SHORT TASK ->
Where a line holds the word "would", copy that line.

DATA FOR THIS EXERCISE ->
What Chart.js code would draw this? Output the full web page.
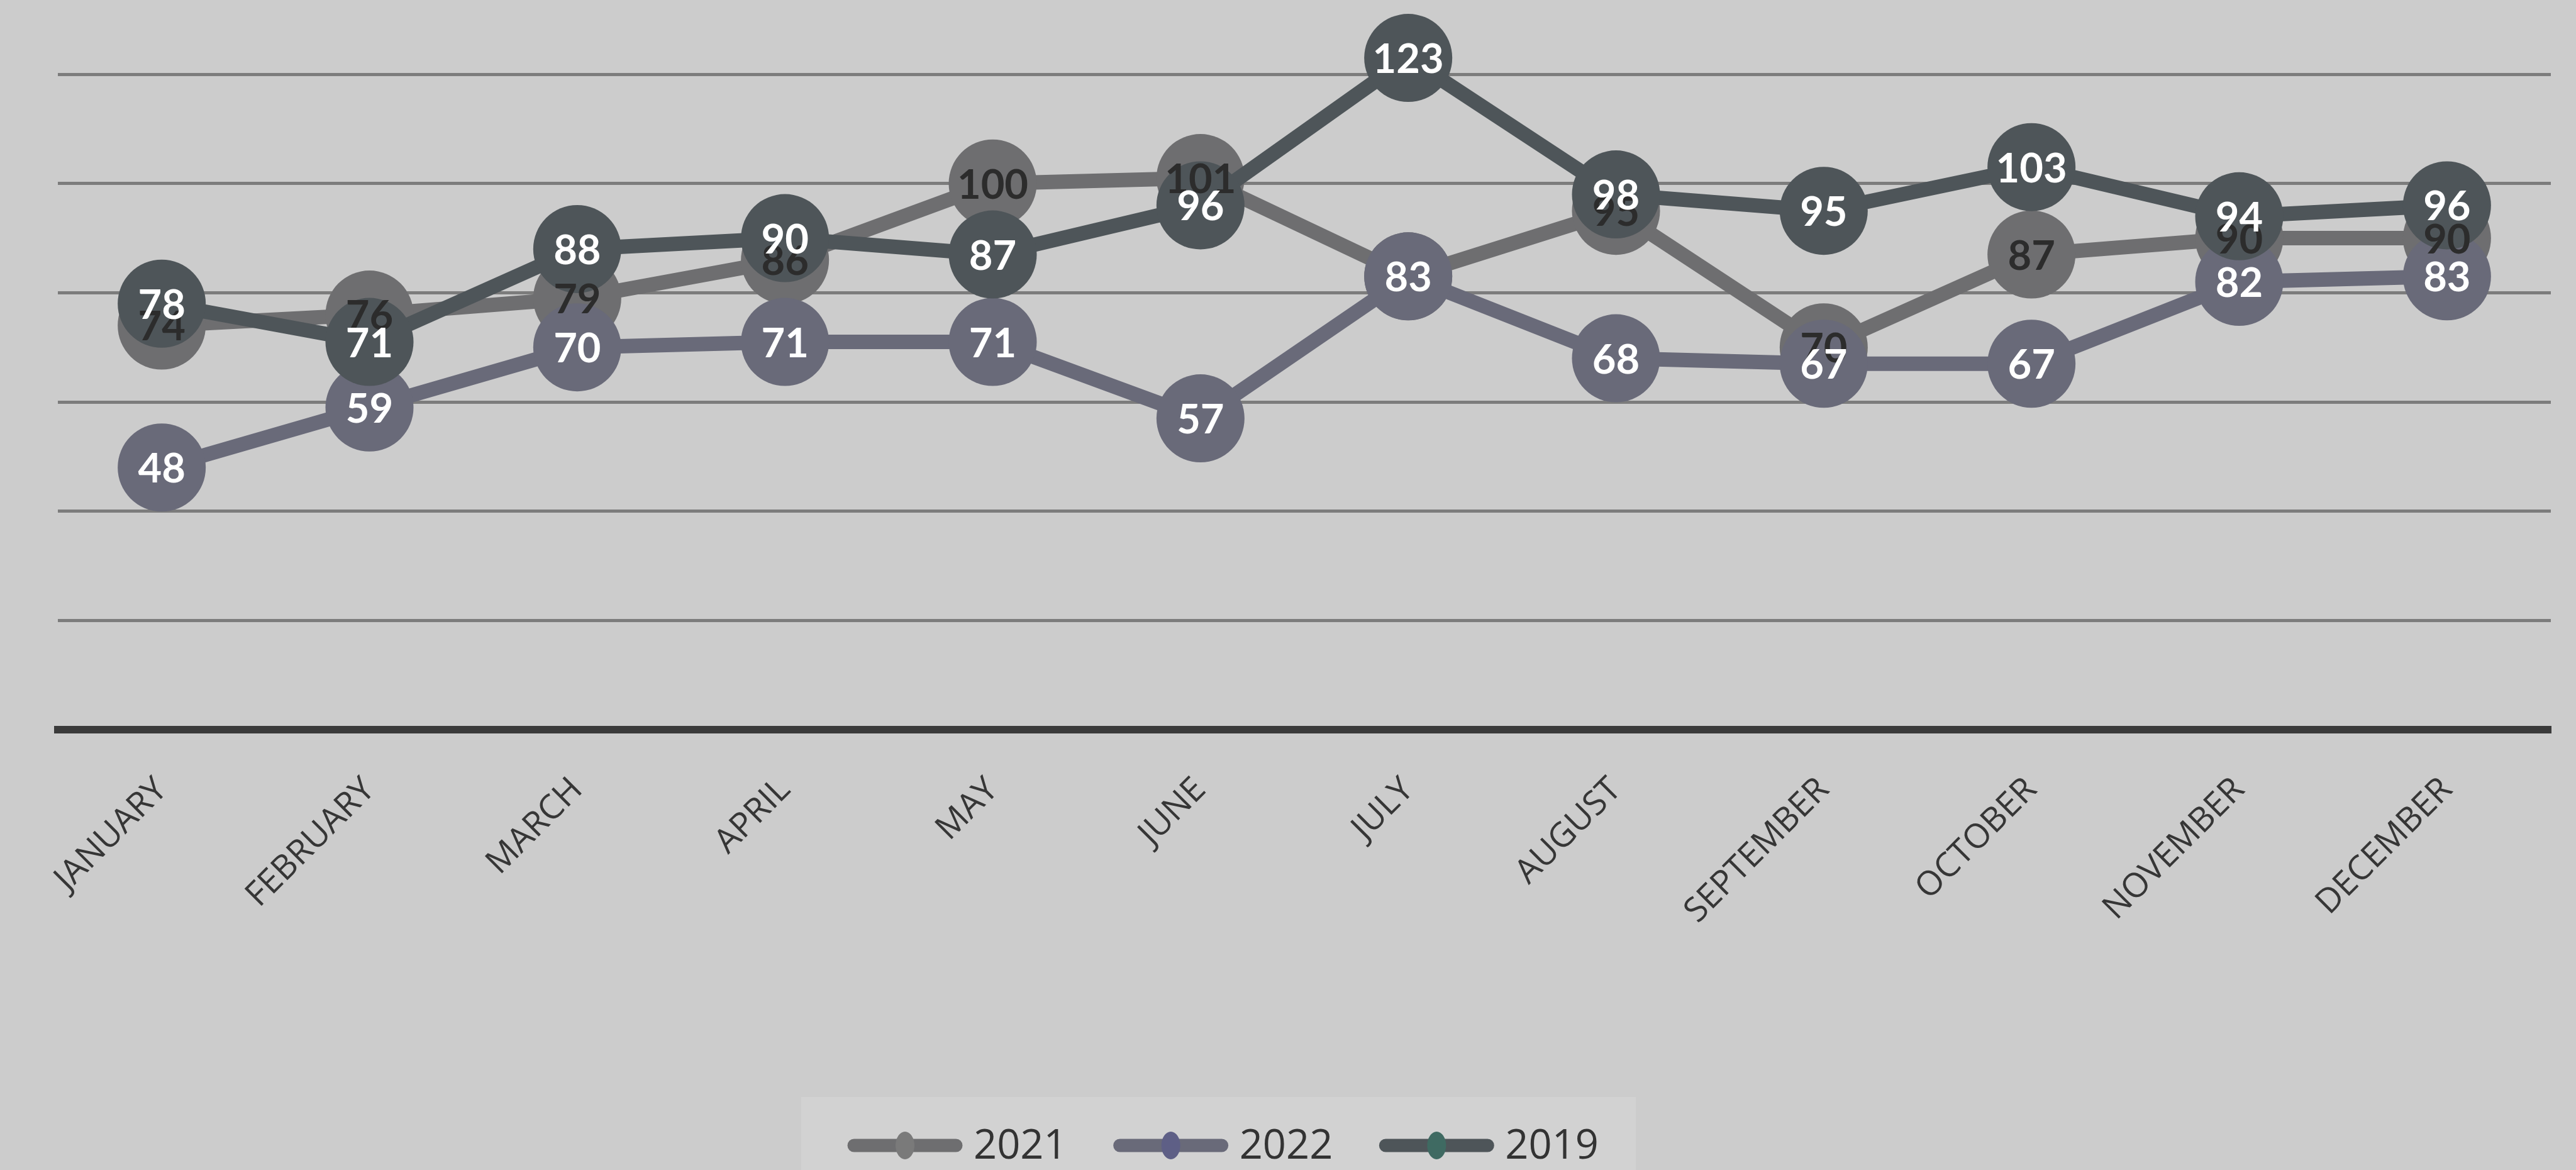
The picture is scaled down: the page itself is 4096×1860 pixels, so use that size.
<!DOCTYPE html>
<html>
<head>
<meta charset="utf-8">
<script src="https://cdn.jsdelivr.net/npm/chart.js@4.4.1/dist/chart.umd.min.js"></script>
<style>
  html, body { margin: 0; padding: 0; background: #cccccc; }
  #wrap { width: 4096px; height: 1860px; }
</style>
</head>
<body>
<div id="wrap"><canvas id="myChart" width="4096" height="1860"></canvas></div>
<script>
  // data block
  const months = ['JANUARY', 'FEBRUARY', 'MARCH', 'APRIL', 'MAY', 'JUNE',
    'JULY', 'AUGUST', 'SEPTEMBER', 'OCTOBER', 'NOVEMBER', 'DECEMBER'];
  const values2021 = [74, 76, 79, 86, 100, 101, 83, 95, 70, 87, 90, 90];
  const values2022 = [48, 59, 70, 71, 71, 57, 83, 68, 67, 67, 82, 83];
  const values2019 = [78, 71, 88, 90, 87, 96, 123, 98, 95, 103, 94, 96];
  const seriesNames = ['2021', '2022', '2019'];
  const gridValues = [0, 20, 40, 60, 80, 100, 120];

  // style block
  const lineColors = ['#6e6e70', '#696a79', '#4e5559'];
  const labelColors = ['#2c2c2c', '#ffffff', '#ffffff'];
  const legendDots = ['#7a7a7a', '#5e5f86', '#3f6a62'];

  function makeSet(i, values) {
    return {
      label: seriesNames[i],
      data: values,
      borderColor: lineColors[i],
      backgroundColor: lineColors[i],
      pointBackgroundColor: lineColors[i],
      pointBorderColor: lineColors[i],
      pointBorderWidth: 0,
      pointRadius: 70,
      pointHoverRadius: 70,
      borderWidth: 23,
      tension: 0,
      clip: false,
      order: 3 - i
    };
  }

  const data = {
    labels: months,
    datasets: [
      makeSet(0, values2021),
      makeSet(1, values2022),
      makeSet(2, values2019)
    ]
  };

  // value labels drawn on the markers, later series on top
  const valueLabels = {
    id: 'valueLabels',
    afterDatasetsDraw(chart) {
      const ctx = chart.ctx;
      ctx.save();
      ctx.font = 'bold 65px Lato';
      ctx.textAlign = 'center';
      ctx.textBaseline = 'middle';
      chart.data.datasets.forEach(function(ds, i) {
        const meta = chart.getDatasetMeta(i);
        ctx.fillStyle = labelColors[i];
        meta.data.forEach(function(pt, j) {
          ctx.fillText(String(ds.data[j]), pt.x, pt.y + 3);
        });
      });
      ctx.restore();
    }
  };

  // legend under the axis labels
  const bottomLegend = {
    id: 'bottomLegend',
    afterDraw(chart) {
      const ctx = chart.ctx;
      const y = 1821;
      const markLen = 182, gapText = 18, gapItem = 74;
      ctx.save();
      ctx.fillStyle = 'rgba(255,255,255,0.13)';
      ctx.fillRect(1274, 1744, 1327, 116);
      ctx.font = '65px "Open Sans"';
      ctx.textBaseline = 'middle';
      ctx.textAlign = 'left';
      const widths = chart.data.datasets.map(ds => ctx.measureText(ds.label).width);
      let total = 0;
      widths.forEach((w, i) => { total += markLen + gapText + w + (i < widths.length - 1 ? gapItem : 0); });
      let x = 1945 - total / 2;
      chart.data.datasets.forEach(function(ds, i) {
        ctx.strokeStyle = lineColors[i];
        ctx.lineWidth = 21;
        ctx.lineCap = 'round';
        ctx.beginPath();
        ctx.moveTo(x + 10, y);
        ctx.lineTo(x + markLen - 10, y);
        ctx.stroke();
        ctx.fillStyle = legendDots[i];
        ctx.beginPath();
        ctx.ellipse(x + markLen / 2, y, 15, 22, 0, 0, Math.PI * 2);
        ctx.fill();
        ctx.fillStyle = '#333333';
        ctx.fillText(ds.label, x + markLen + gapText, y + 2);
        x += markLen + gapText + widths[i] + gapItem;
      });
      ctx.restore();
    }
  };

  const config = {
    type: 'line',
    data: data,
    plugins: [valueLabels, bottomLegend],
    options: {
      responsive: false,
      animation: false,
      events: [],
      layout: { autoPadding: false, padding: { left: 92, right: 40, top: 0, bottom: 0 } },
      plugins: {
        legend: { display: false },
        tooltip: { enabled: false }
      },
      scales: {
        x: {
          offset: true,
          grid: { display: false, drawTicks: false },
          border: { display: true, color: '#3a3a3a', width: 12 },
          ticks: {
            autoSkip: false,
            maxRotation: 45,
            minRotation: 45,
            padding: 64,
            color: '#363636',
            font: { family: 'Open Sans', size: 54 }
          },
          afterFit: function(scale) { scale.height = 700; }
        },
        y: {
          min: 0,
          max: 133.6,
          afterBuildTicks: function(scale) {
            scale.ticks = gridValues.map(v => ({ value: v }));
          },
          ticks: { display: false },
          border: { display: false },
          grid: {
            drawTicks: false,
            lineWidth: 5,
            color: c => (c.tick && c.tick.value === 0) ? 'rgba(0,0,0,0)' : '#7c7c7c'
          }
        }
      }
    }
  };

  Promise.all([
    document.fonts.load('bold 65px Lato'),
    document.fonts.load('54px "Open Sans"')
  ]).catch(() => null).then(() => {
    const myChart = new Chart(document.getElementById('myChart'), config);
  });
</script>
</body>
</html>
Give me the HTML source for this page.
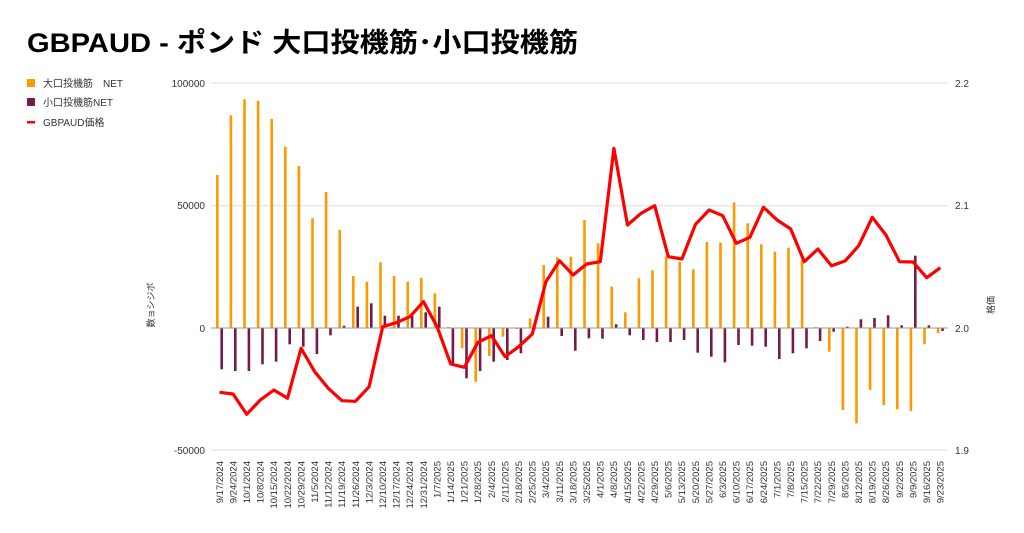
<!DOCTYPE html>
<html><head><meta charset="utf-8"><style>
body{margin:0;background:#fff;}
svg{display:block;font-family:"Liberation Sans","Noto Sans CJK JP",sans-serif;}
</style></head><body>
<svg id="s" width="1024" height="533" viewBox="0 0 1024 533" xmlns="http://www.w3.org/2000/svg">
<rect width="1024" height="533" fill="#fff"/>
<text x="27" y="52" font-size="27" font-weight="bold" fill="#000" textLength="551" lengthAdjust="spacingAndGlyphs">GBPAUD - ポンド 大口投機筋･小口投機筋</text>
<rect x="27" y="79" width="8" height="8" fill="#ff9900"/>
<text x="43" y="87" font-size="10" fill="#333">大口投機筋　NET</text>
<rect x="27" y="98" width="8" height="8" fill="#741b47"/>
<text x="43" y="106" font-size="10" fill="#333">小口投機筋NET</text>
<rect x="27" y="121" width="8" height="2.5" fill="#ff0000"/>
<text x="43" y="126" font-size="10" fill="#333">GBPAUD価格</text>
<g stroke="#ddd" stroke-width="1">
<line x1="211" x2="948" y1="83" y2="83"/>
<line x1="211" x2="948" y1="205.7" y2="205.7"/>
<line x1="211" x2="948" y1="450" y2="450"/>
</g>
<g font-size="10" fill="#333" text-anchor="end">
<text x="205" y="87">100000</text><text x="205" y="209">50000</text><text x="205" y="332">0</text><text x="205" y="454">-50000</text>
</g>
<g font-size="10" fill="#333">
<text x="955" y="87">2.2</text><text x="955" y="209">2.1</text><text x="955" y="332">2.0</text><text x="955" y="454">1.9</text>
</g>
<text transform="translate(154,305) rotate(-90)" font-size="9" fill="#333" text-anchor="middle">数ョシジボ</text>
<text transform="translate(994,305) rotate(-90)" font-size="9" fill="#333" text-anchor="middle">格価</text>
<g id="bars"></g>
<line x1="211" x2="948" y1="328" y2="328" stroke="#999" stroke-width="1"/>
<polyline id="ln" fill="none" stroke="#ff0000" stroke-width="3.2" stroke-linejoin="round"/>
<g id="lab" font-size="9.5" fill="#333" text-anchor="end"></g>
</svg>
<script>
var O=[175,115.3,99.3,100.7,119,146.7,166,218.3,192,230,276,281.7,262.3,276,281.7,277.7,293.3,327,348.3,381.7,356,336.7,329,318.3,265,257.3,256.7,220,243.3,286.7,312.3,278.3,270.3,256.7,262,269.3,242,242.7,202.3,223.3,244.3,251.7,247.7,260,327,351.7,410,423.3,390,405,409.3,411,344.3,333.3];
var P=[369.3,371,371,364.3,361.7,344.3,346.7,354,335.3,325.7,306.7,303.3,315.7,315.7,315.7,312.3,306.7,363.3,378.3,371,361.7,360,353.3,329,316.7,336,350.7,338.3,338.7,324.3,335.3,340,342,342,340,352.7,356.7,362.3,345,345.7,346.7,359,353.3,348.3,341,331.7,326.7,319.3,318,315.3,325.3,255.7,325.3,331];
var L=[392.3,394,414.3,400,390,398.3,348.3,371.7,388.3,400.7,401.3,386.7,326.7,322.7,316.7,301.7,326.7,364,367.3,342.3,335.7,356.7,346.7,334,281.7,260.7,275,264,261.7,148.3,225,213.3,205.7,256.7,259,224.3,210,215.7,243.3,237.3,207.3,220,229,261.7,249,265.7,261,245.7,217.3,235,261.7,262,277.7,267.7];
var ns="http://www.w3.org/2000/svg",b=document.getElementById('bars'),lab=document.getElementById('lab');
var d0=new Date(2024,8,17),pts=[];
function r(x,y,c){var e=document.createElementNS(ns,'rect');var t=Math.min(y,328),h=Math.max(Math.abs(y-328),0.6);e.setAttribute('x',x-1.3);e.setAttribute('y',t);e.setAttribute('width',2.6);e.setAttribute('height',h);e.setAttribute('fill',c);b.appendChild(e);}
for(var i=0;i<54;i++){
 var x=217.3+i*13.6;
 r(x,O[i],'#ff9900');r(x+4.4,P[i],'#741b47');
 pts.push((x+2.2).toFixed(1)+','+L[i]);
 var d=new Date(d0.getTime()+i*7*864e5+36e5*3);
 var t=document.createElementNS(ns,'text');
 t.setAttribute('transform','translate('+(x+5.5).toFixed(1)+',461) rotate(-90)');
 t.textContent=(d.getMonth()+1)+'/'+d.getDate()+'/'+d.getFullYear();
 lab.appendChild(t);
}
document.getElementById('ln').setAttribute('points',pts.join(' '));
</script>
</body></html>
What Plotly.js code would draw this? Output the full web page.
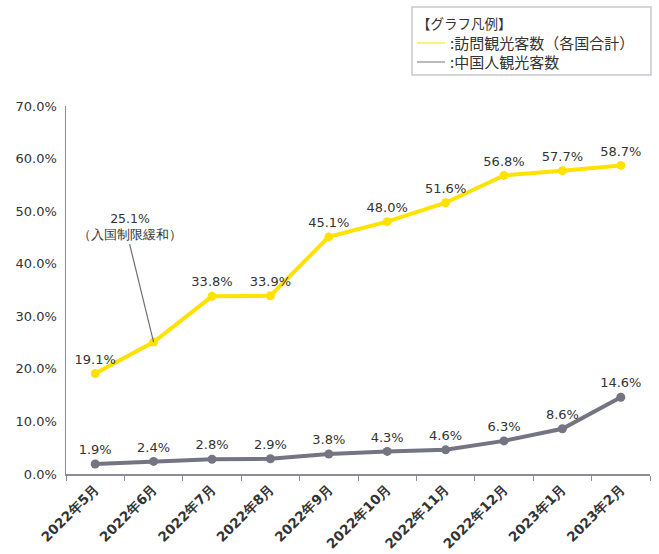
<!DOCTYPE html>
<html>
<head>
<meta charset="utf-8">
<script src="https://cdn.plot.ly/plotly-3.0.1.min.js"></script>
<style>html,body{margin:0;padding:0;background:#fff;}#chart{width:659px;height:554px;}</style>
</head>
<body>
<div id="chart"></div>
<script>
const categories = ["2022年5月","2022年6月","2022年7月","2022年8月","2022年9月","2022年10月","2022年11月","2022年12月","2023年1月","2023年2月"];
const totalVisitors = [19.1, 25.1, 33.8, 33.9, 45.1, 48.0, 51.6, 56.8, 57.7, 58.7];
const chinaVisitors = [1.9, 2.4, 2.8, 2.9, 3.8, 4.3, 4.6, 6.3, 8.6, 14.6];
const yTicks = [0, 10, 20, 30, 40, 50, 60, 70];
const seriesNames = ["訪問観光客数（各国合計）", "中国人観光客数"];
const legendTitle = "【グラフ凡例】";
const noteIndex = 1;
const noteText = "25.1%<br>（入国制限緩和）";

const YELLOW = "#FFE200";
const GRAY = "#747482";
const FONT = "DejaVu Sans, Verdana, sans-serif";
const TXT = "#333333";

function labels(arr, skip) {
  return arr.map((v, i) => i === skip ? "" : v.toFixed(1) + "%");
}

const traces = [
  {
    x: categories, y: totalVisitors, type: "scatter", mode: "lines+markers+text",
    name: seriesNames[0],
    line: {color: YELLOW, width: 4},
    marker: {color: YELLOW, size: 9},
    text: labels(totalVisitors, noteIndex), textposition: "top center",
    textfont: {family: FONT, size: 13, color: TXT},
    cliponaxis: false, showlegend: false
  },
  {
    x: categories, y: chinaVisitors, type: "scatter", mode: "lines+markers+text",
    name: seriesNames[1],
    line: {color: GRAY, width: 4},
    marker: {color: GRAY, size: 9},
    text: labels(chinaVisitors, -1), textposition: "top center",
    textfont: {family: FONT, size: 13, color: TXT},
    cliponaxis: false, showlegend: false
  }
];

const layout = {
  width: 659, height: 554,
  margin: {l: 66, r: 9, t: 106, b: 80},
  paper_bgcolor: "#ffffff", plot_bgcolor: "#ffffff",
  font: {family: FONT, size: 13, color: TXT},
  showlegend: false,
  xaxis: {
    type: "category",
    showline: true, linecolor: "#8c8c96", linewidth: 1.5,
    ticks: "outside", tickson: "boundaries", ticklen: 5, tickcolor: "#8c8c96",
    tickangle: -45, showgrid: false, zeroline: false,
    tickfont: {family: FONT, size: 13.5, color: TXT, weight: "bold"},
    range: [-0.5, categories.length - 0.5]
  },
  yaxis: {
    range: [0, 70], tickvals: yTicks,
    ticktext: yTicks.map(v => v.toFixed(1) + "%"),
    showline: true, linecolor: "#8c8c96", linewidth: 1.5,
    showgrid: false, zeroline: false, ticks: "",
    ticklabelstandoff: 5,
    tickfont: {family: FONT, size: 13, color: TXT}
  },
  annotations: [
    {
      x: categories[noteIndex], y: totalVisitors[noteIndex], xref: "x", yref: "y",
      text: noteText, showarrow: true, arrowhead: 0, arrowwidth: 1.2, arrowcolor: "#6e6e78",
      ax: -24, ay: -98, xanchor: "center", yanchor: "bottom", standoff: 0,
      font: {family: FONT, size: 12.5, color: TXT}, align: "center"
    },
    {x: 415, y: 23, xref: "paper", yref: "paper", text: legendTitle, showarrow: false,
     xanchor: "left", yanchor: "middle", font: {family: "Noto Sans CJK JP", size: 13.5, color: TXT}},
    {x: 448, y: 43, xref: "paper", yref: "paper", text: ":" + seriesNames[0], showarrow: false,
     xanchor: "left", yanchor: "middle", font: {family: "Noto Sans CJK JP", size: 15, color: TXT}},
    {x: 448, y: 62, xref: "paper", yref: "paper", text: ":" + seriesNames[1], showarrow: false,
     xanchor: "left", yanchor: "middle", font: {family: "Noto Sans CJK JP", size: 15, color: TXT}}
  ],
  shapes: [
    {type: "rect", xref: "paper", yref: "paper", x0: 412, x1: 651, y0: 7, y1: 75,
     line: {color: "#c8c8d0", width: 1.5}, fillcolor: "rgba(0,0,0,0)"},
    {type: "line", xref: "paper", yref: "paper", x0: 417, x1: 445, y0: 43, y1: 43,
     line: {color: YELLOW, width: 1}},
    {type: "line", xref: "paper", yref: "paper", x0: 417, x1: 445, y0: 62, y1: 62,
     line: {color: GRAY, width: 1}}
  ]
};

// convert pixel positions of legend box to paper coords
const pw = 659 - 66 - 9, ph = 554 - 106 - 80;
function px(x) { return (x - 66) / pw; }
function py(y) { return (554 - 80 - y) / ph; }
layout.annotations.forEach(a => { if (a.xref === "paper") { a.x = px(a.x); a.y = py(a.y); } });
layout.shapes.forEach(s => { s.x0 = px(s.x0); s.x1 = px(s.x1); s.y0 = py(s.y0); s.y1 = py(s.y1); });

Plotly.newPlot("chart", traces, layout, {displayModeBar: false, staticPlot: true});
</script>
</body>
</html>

EXERCISE RESPONSE ->
What Chart.js code would draw this? Output the full web page.
What Plotly.js code would draw this? Output the full web page.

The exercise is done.